Friday’s dig was another successful day. And the weather was really good as well!
Trench 1 has now been extended right up to the north boundary wall of the property. Enough of this north wall has now been exposed to estimate its course, only a couple of feet south of my earlier estimate based on a 1921 plan.
This photograph was taken standing on the site of the front garden gate looking west along the north boundary wall, past the site of the outside toilet which was located in the corner of the garden wall (just out of the photo), towards the entrance to the farmyard, and the barn with a large water-tank in its eastern end, the corner of which is being marked by Peggy (my mother, who was born in Newmarket Farm in 1942).
This section of the north boundary wall is to be explored with a new 1 metre wide trench (trench 3). It will join with trench 2 (which runs diagonally in the above photo) following the course of the water pipe towards the north-east corner of the barn. I hope shortly that at the meeting of these two trenches, careful excavation will enable the purpose of this pipe to be understood. Did it stop at the barn (an overflow for a rain-water tank?), or continue on towards a reservoir planned to be built by Oscar Selbach in the early 1920’s on top of Newmarket Hill, to provide water for a proposed housing estate on the other side of the hill?

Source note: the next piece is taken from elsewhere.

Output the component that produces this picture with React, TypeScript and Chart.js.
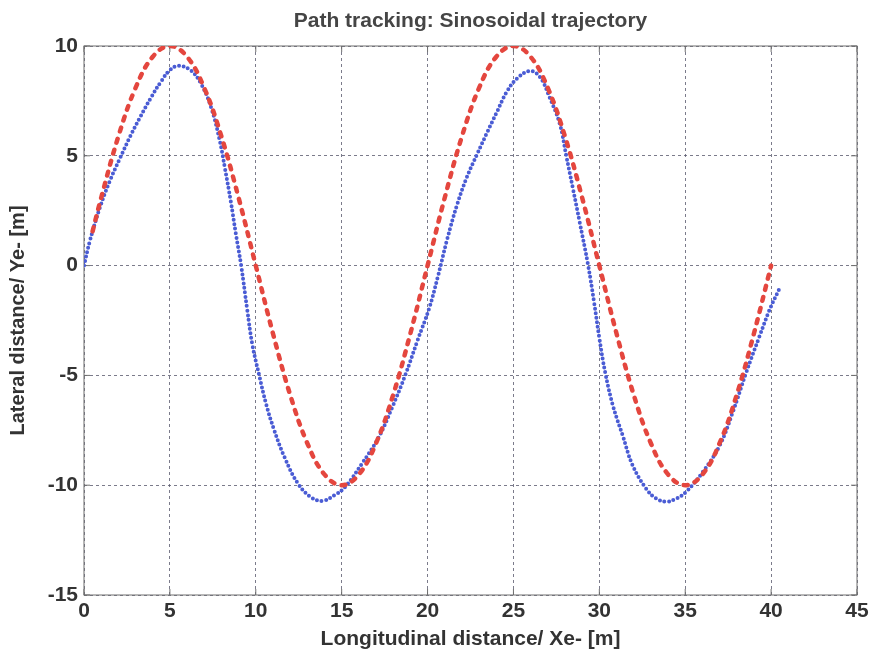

I also managed to arrange for two friends to cut down some of the nettles on site. They did a great job – and didn’t mind much about getting stung – for it is supposed to be good for you! Access to the dig site is now very much easier. Sometime in the next few weeks Natural England hopes to be able to follow this up.
The dig is every much as exciting as I hoped, and though finds in the vicinity of the farmyard have been limited, this has been more than made up for by the features. With assistance from Brighton & Hove Archaeological Society we hope soon to be back inside the house again, with a better chance of both features and finds!